* **Source material**:

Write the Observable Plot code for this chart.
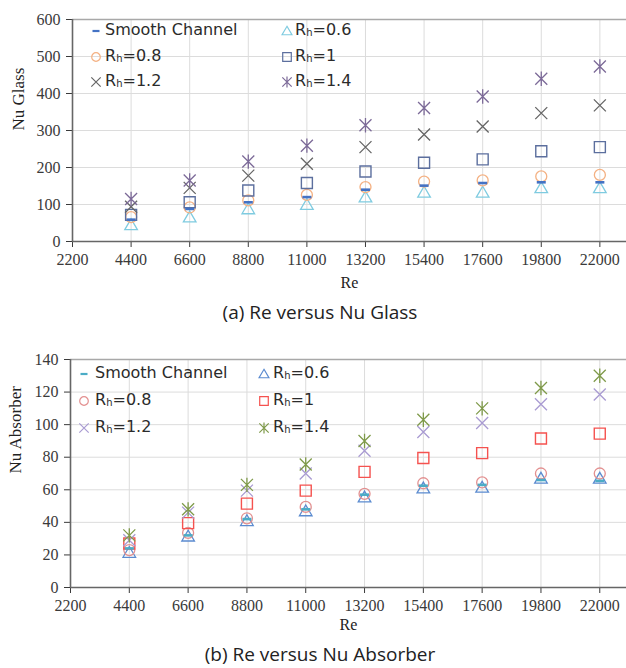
<!DOCTYPE html>
<html><head><meta charset="utf-8">
<script src="https://cdn.jsdelivr.net/npm/d3@7"></script>
<script src="https://cdn.jsdelivr.net/npm/@observablehq/plot@0.6"></script>
<style>
body{margin:0;background:#fff;}
#page{position:relative;width:626px;height:668px;overflow:hidden;background:#fff;}
.chart{position:absolute;left:0;width:626px;}
.leg{position:absolute;font-family:"DejaVu Sans",sans-serif;font-size:16px;line-height:20px;color:#2b2b2b;white-space:nowrap;}
.leg sub{font-size:10px;vertical-align:-1px;line-height:0;}
.cap{position:absolute;left:0;width:640px;text-align:center;font-family:"Open Sans",sans-serif;font-size:19px;color:#222;}
</style></head>
<body><div id="page"></div>
<script>
// ---- data ----
const re = [4400, 6600, 8800, 11000, 13200, 15400, 17600, 19800, 22000];
const reTicks = [2200, 4400, 6600, 8800, 11000, 13200, 15400, 17600, 19800, 22000];
const seriesNames = ["Smooth Channel", "Rh=0.6", "Rh=0.8", "Rh=1", "Rh=1.2", "Rh=1.4"];

// (a) Nu Glass
const glassTicks = [0, 100, 200, 300, 400, 500, 600];
const glassSmooth = [59, 88, 106, 120, 140, 151, 158, 160, 160];
const glass06 = [45, 66, 88, 100, 120, 133, 133, 145, 145];
const glass08 = [66, 92, 111, 126, 147, 162, 165, 176, 180];
const glass10 = [72, 106, 138, 158, 189, 213, 222, 244, 255];
const glass12 = [94, 145, 178, 210, 255, 289, 311, 347, 368];
const glass14 = [115, 165, 216, 259, 314, 361, 392, 440, 473];

// (b) Nu Absorber
const absTicks = [0, 20, 40, 60, 80, 100, 120, 140];
const absSmooth = [24, 32, 42, 48, 57, 62.5, 63, 66, 65.5];
const abs06 = [21.5, 31.5, 41, 47, 55.5, 61, 61.5, 67, 67];
const abs08 = [23, 33.5, 42.5, 49.5, 57.5, 64, 64.5, 70, 70];
const abs10 = [27, 39.5, 51.5, 59.5, 71, 79.5, 82.5, 91.5, 94.5];
const abs12 = [29, 46, 59.5, 70, 84, 95.5, 101, 112.5, 118.5];
const abs14 = [32, 48, 63, 75.5, 90, 103, 110, 122.5, 130];

// ---- symbols ----
const R = s => Math.sqrt(s / Math.PI);
const symDash = {draw(c, s){const r = R(s); c.moveTo(-r, 0); c.lineTo(r, 0);}};
const symTri = {draw(c, s){const r = R(s); c.moveTo(0, -r); c.lineTo(r * 1.05, r * 0.8); c.lineTo(-r * 1.05, r * 0.8); c.closePath();}};
const symCirc = {draw(c, s){const r = R(s); c.moveTo(r, 0); c.arc(0, 0, r, 0, 2 * Math.PI);}};
const symSq = {draw(c, s){const r = R(s); c.rect(-r, -r, 2 * r, 2 * r);}};
const symX = {draw(c, s){const r = R(s); c.moveTo(-r, -r); c.lineTo(r, r); c.moveTo(-r, r); c.lineTo(r, -r);}};
const symStar = {draw(c, s){const r = R(s); c.moveTo(-r, -r); c.lineTo(r, r); c.moveTo(-r, r); c.lineTo(r, -r); c.moveTo(0, -r * 1.2); c.lineTo(0, r * 1.2);}};
const symbols = [symDash, symTri, symCirc, symSq, symX, symStar];
const radii = [4.5, 6, 5.5, 5.5, 6, 6];
const widths = [2.6, 1.3, 1.3, 1.4, 1.3, 1.3];

const colorsA = ["#4472C4", "#7FCBE0", "#F4B183", "#5C6F9E", "#666666", "#7C6A98"];
const colorsB = ["#4BACC6", "#5B8BD0", "#E39090", "#F5524F", "#A99BD2", "#7F9A4A"];

function makeChart(cfg) {
  const {values, colors, ticks, ymax, height, marginBottom, marginLeft, ylabel, ylabelDx, reDy} = cfg;
  const order = [1, 2, 3, 4, 5, 0];
  const dots = order.map(i => Plot.dot(re.map((x, j) => ({x, y: values[i][j]})), {
    x: "x", y: "y", symbol: symbols[i], r: radii[i], stroke: colors[i], fill: "none", strokeWidth: widths[i]
  }));
  return Plot.plot({
    width: 626, height, marginTop: 19, marginBottom, marginLeft, marginRight: 0,
    style: {fontFamily: "'Liberation Serif', 'Times New Roman', serif", fontSize: "16px", color: "#3a3a3a", background: "transparent", overflow: "visible"},
    x: {domain: [2200, 23000], ticks: reTicks, tickFormat: d => String(d), tickSize: 6, tickPadding: 6, label: null},
    y: {domain: [0, ymax], ticks: ticks, tickSize: 6, tickPadding: 6, label: null},
    marks: [
      Plot.ruleX(reTicks.slice(1), {stroke: "#dcdcdc", strokeWidth: 1}),
      Plot.ruleY(ticks.slice(1, -1), {stroke: "#dcdcdc", strokeWidth: 1}),
      Plot.ruleY([ymax], {stroke: "#a8a8a8", strokeWidth: 1.5}),
      Plot.ruleX([2200], {stroke: "#666", strokeWidth: 1.6}),
      Plot.ruleY([0], {stroke: "#666", strokeWidth: 1.6}),
      ...dots,
      Plot.text(["Re"], {text: d => d, frameAnchor: "bottom", dy: reDy, fontSize: 16, fill: "#222"}),
      Plot.text([ylabel], {text: d => d, frameAnchor: "left", dx: ylabelDx, rotate: -90, fontSize: 17, fill: "#222"})
    ]
  });
}

function legend(container, colors, rows, cols, textCols) {
  seriesNames.forEach((name, i) => {
    const row = Math.floor(i / 2), col = i % 2;
    const cy = rows[row];
    const p = d3.path();
    const lr = radii[i] * 0.78;
    symbols[i].draw(p, Math.PI * lr * lr);
    const svg = d3.create("svg").attr("width", 20).attr("height", 20)
      .style("position", "absolute").style("left", (cols[col] - 10) + "px").style("top", (cy - 10) + "px").style("overflow", "visible");
    svg.append("path").attr("transform", "translate(10,10)").attr("d", p.toString())
      .attr("fill", "none").attr("stroke", colors[i]).attr("stroke-width", i === 0 ? 2.2 : 1.2);
    container.appendChild(svg.node());
    const div = document.createElement("div");
    div.className = "leg";
    div.style.left = textCols[col] + "px";
    div.style.top = (cy - 11) + "px";
    div.innerHTML = name.startsWith("Rh") ? "R<sub>h</sub>" + name.slice(2) : name;
    container.appendChild(div);
  });
}

const page = document.getElementById("page");

const divA = document.createElement("div");
divA.className = "chart"; divA.style.top = "0px";
divA.appendChild(makeChart({
  values: [glassSmooth, glass06, glass08, glass10, glass12, glass14], colors: colorsA,
  ticks: glassTicks, ymax: 600, height: 300, marginBottom: 59, marginLeft: 72,
  ylabel: "Nu Glass", ylabelDx: -54, reDy: 46
}));
legend(divA, colorsA, [31, 57, 82], [96, 287], [105, 295]);
page.appendChild(divA);

const capA = document.createElement("div");
capA.className = "cap"; capA.style.top = "299px"; capA.textContent = "(a) Re versus Nu Glass";
page.appendChild(capA);

const divB = document.createElement("div");
divB.className = "chart"; divB.style.top = "340px";
divB.appendChild(makeChart({
  values: [absSmooth, abs06, abs08, abs10, abs12, abs14], colors: colorsB,
  ticks: absTicks, ymax: 140, height: 305, marginBottom: 58, marginLeft: 70,
  ylabel: "Nu Absorber", ylabelDx: -55, reDy: 42
}));
legend(divB, colorsB, [34, 61, 88], [84, 264], [95, 273]);
page.appendChild(divB);

const capB = document.createElement("div");
capB.className = "cap"; capB.style.top = "641px"; capB.textContent = "(b) Re versus Nu Absorber";
page.appendChild(capB);
</script></body></html>
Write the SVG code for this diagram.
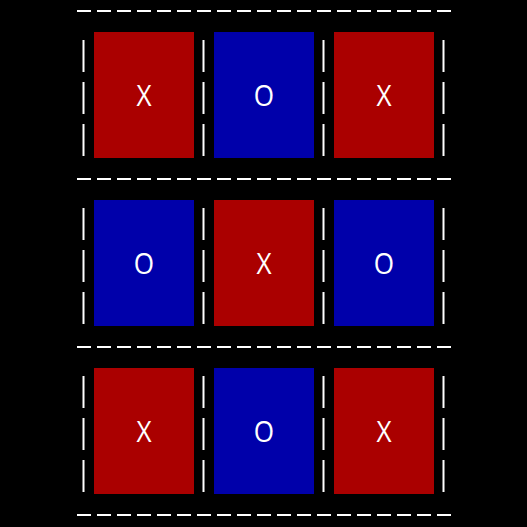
<svg xmlns="http://www.w3.org/2000/svg" width="527" height="527" viewBox="0 0 527 527">
<style>
.x{fill:#aa0000}
.o{fill:#0000aa}
.t{fill:#ffffff;font-family:"Open Sans","DejaVu Sans",sans-serif;font-size:30px;text-anchor:middle}
.h{stroke:#ffffff;stroke-width:2;stroke-dasharray:14 6;fill:none}
.v{stroke:#ffffff;stroke-width:2;stroke-dasharray:32 10;fill:none}
</style>
<rect width="527" height="527" fill="#000000"/>
<g id="grid">
<path class="h" d="M77 11H451M77 179H451M77 347H451M77 515H451"/>
<path class="v" d="M83.5 40V156M203.5 40V156M323.5 40V156M443.5 40V156M83.5 208V324M203.5 208V324M323.5 208V324M443.5 208V324M83.5 376V492M203.5 376V492M323.5 376V492M443.5 376V492"/>
</g>
<g id="c11"><rect class="x" x="94" y="32" width="100" height="126"/><text class="t" transform="translate(144 106) scale(0.87 1)">X</text></g>
<g id="c12"><rect class="o" x="214" y="32" width="100" height="126"/><text class="t" transform="translate(264 106) scale(0.87 1)">O</text></g>
<g id="c13"><rect class="x" x="334" y="32" width="100" height="126"/><text class="t" transform="translate(384 106) scale(0.87 1)">X</text></g>
<g id="c21"><rect class="o" x="94" y="200" width="100" height="126"/><text class="t" transform="translate(144 274) scale(0.87 1)">O</text></g>
<g id="c22"><rect class="x" x="214" y="200" width="100" height="126"/><text class="t" transform="translate(264 274) scale(0.87 1)">X</text></g>
<g id="c23"><rect class="o" x="334" y="200" width="100" height="126"/><text class="t" transform="translate(384 274) scale(0.87 1)">O</text></g>
<g id="c31"><rect class="x" x="94" y="368" width="100" height="126"/><text class="t" transform="translate(144 442) scale(0.87 1)">X</text></g>
<g id="c32"><rect class="o" x="214" y="368" width="100" height="126"/><text class="t" transform="translate(264 442) scale(0.87 1)">O</text></g>
<g id="c33"><rect class="x" x="334" y="368" width="100" height="126"/><text class="t" transform="translate(384 442) scale(0.87 1)">X</text></g>
</svg>
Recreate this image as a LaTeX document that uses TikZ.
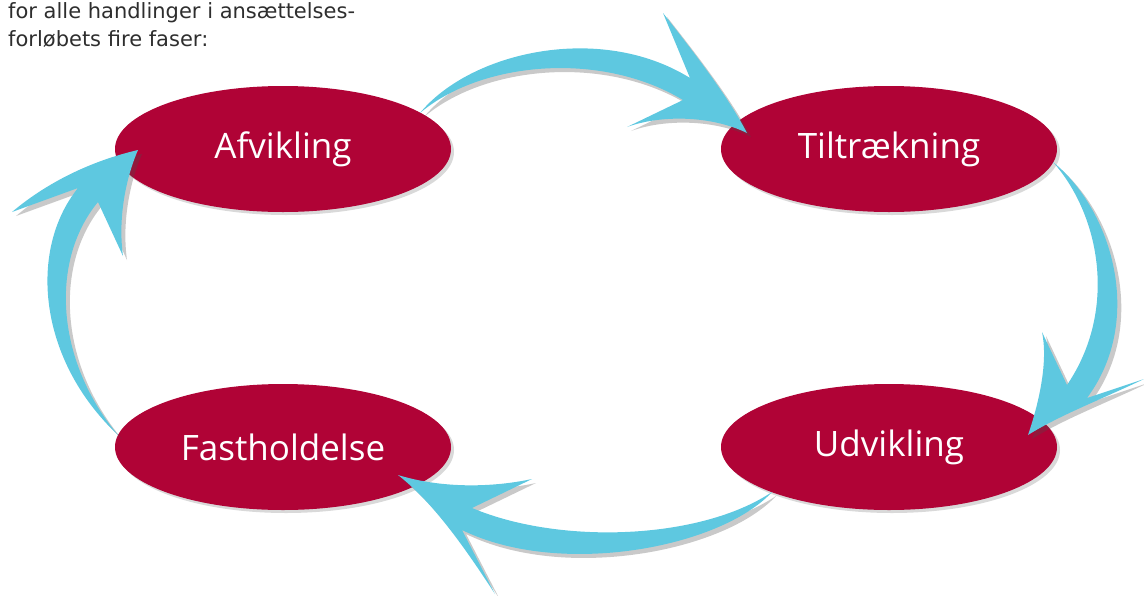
\documentclass[tikz,border=0pt]{standalone}
\usepackage{fontspec}
\usetikzlibrary{shapes.geometric,shadows}
\newfontfamily\labelfont{Open Sans}
\newfontfamily\titlefont{DejaVu Sans}
\definecolor{phase}{HTML}{B00336}
\definecolor{arrowc}{HTML}{5EC8E0}
\definecolor{titlec}{HTML}{2E2E2E}
\tikzset{
  phasebox/.style={ellipse, fill=phase, minimum width=336pt, minimum height=126pt,
    inner sep=0pt, text=white, font=\labelfont\fontsize{35}{40}\selectfont,
    drop shadow={shadow xshift=3pt, shadow yshift=-3pt, opacity=0.15, fill=black}},
  bigarrow/.style={fill=arrowc,
    drop shadow={shadow xshift=4pt, shadow yshift=-4pt, opacity=0.3, fill=black!70}},
  titletext/.style={anchor=base west, inner sep=0pt, text=titlec,
    font=\titlefont\fontsize{21}{28}\selectfont}
}
\begin{document}
\begin{tikzpicture}[x=1pt, y=-1pt]
\useasboundingbox (0,0) rectangle (1144,595);
\node[titletext] (t1) at (8,18) {for alle handlinger i ansættelses-};
\node[titletext] (t2) at (8,46) {forløbets fire faser:};

\node[phasebox] (afv) at (283,149) {Afvikling};
\node[phasebox] (til) at (889,149) {Tiltrækning};
\node[phasebox] (fas) at (283,447) {Fastholdelse};
\node[phasebox] (udv) at (889,447) {Udvikling};

% Afvikling -> Tiltraekning
\fill[bigarrow] (420,113) .. controls (470,52) and (600,22) .. (690,78)
  -- (663,13) .. controls (700,60) and (730,100) .. (747,133)
  .. controls (710,115) and (660,115) .. (627,127)
  -- (683,100) .. controls (600,50) and (480,62) .. (420,113) -- cycle;
% Tiltraekning -> Udvikling
\fill[bigarrow] (1053,162) .. controls (1112,210) and (1145,320) .. (1087,398)
  -- (1144,379) .. controls (1100,400) and (1060,415) .. (1028,435)
  .. controls (1040,400) and (1048,360) .. (1042,332)
  -- (1067,385) .. controls (1118,310) and (1100,215) .. (1053,162) -- cycle;
% Udvikling -> Fastholdelse
\fill[bigarrow] (772,492) .. controls (720,548) and (560,578) .. (462,530)
  -- (495,594) .. controls (460,540) and (430,500) .. (398,475)
  .. controls (440,488) and (490,488) .. (532,479)
  -- (472,508) .. controls (560,545) and (700,540) .. (772,492) -- cycle;
% Fastholdelse -> Afvikling
\fill[bigarrow] (118,435) .. controls (38,360) and (28,250) .. (78,188)
  -- (12,212) .. controls (50,180) and (95,160) .. (138,150)
  .. controls (125,180) and (118,220) .. (123,256)
  -- (98,202) .. controls (50,260) and (55,360) .. (118,435) -- cycle;
\end{tikzpicture}
\end{document}
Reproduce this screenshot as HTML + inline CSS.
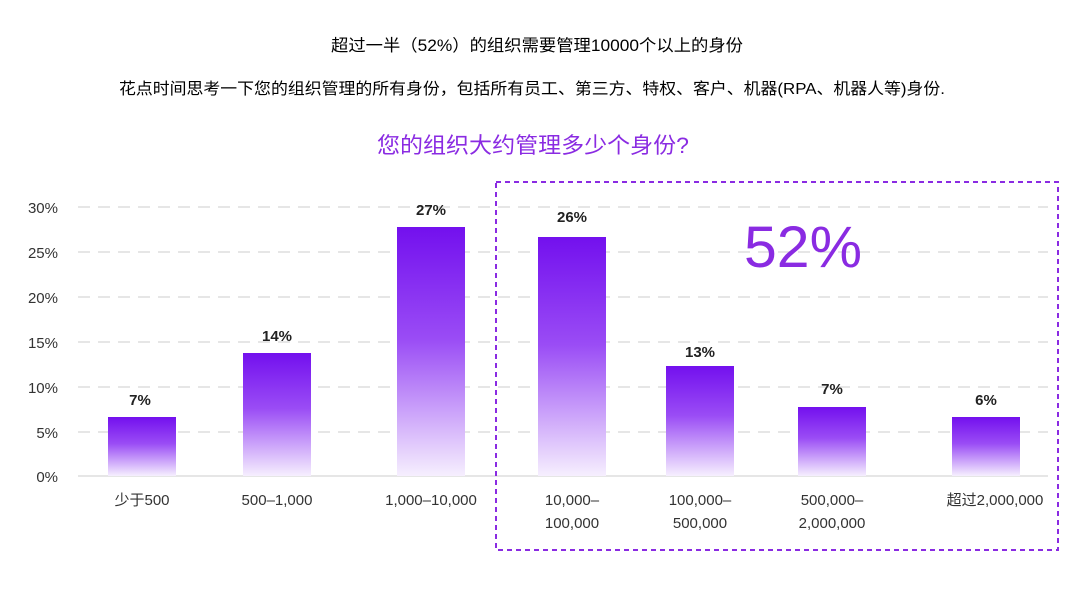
<!DOCTYPE html>
<html><head><meta charset="utf-8"><style>
body{margin:0;background:#fff;}
svg text{font-family:"Liberation Sans","Noto Sans CJK SC",sans-serif;}
</style></head><body>
<svg width="1070" height="596" xmlns="http://www.w3.org/2000/svg">
<defs>
<linearGradient id="g" x1="0" y1="0" x2="0" y2="1">
<stop offset="0" stop-color="#7310ee"/>
<stop offset="0.45" stop-color="#9a4cf5"/>
<stop offset="1" stop-color="#f6effe"/>
</linearGradient>
</defs>
<text x="537" y="51" font-size="16.5" text-anchor="middle" fill="#000" textLength="412" lengthAdjust="spacingAndGlyphs">超过一半（52%）的组织需要管理10000个以上的身份</text>
<text x="532" y="94" font-size="16" text-anchor="middle" fill="#000" textLength="826" lengthAdjust="spacingAndGlyphs">花点时间思考一下您的组织管理的所有身份，包括所有员工、第三方、特权、客户、机器(RPA、机器人等)身份.</text>
<text x="533" y="153" font-size="22" text-anchor="middle" fill="#8a2be2" textLength="312" lengthAdjust="spacingAndGlyphs">您的组织大约管理多少个身份?</text>
<g stroke="#ddd" stroke-width="1.5" stroke-dasharray="12,8">
<line x1="78" y1="207" x2="1048" y2="207"/>
<line x1="78" y1="252" x2="1048" y2="252"/>
<line x1="78" y1="297" x2="1048" y2="297"/>
<line x1="78" y1="342" x2="1048" y2="342"/>
<line x1="78" y1="387" x2="1048" y2="387"/>
<line x1="78" y1="432" x2="1048" y2="432"/>
</g>
<line x1="78" y1="476" x2="1048" y2="476" stroke="#ddd" stroke-width="1.5"/>
<g font-size="15" fill="#333" text-anchor="end">
<text x="58" y="213">30%</text><text x="58" y="258">25%</text><text x="58" y="303">20%</text>
<text x="58" y="348">15%</text><text x="58" y="393">10%</text><text x="58" y="438">5%</text><text x="58" y="482">0%</text>
</g>
<g fill="url(#g)">
<rect x="108" y="417" width="68" height="59"/>
<rect x="243" y="353" width="68" height="123"/>
<rect x="397" y="227" width="68" height="249"/>
<rect x="538" y="237" width="68" height="239"/>
<rect x="666" y="366" width="68" height="110"/>
<rect x="798" y="407" width="68" height="69"/>
<rect x="952" y="417" width="68" height="59"/>
</g>
<g font-size="15" fill="#222" text-anchor="middle" font-weight="bold">
<text x="140" y="405">7%</text><text x="277" y="341">14%</text><text x="431" y="215">27%</text>
<text x="572" y="222">26%</text><text x="700" y="357">13%</text><text x="832" y="394">7%</text><text x="986" y="405">6%</text>
</g>
<g font-size="15" fill="#333" text-anchor="middle">
<text x="142" y="505">少于500</text><text x="277" y="505">500–1,000</text><text x="431" y="505">1,000–10,000</text>
<text x="572" y="505">10,000–</text><text x="572" y="528">100,000</text>
<text x="700" y="505">100,000–</text><text x="700" y="528">500,000</text>
<text x="832" y="505">500,000–</text><text x="832" y="528">2,000,000</text>
<text x="995" y="505">超过2,000,000</text>
</g>
<rect x="496" y="182" width="562" height="368" fill="none" stroke="#8a2be2" stroke-width="2" stroke-dasharray="5,4"/>
<text x="803" y="267" font-size="58" fill="#8a2be2" text-anchor="middle" textLength="118" lengthAdjust="spacingAndGlyphs">52%</text>
</svg>
</body></html>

* **Written instruction**: Track down every line with the word "Write" and copy it.

* **Expected answer**:
Write the Observable Plot code for this chart.
Write the SVG code for this diagram.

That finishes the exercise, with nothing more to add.